Rhythmic Rain...

Wednesday, September 21, 2005

I Really Am Confusion Personified!

Nrityagram had a performance a few nights ago. They were brilliant. As usual. There was a new dancer – who I have never seen before. She was really good, but majorly over shadowed by the other two. There was one piece that was performed, that I have learnt as well. They did the exact same steps that we do, but somehow made it look SO much more impressive! They make every movement look instinctive!

Watching them, and thinking about my own dance, I started think – My God, I’m really happy when I’m dancing. I would love to be where they were. I really want to be that good! I don’t know what suddenly put this thought into my head. But there I was sitting and watching them…thinking about the practicalities of moving and living in Nrityagram! It seemed so completely unlike me to think of something like that, and I was aware of the out-of-character-ness of the whole thought process. So I told myself – firmly – that all this passion was because of where I was. Because of who I was watching. Because I was still high on the show. But now, three days later, the idea still seems amazing to me.

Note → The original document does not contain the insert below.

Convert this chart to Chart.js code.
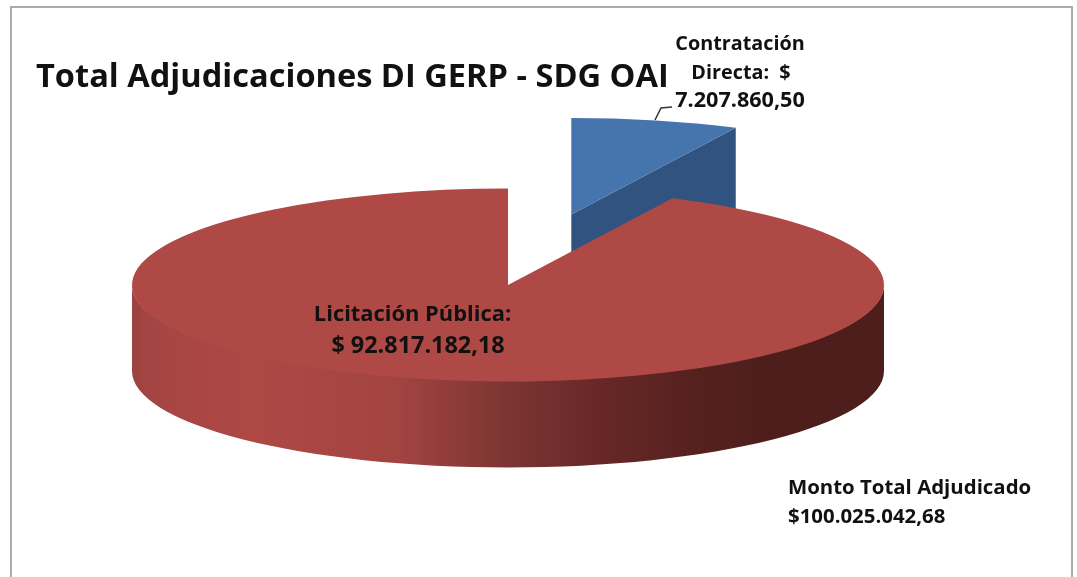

It’s not practical. I know it isn’t conventional. But that’s not it. What is making me THINK about it is one – will I still want this five years down the line? and two – do I have the potential to be THAT good (because if I don’t, there really isn’t much point in trying).

I still don’t know if I really want this or it is one of those ideas that pop into one’s mind only to fade away a few months later. I do want a respectable educational qualification, so at least till I have that I’m set.


It’s so frustrating though! Like with biochemistry, advertising and literature…I wasn’t confused ENOUGH!

Monday, September 05, 2005

Too Many Shoulders

It’s true that one can never understand how much it hurts till it happens to you. Losing someone you love is so painful…but a support system makes it that much easier to deal with. Or does it? I lost my grandfather early Thursday morning. The entire day was such a blur. I don’t think it has still completely set in that he is really gone. I remember loads of people coming home and calling on the phone. But I don’t think it really registered who most of them were…

Over the past four days, people have been calling – both my mom’s and grandmother’s friends – to express their sadness and offer condolences. But finally today, my mom said “Sympathy can be so oppressive sometimes…” To repeat the same story – of how, when, and where it happened – to EVERY person who asks is really painful. Just hearing my mom saying it, I re-live the whole thing in my head. It must be complete agony to her. I’m amazed at her strength.

He was a writer and a teacher, so he has fans and students all over the world. So many of them called when they heard the news – the phone would ring every 5 minutes! SO many people have said wonderful things about him, shared funny and special memories of him, and expressed their grief. It’s so nice to know that there are so many people who loved and thought highly of him.

But I can’t help but wonder – would we have been better off having fewer shoulders to cry on?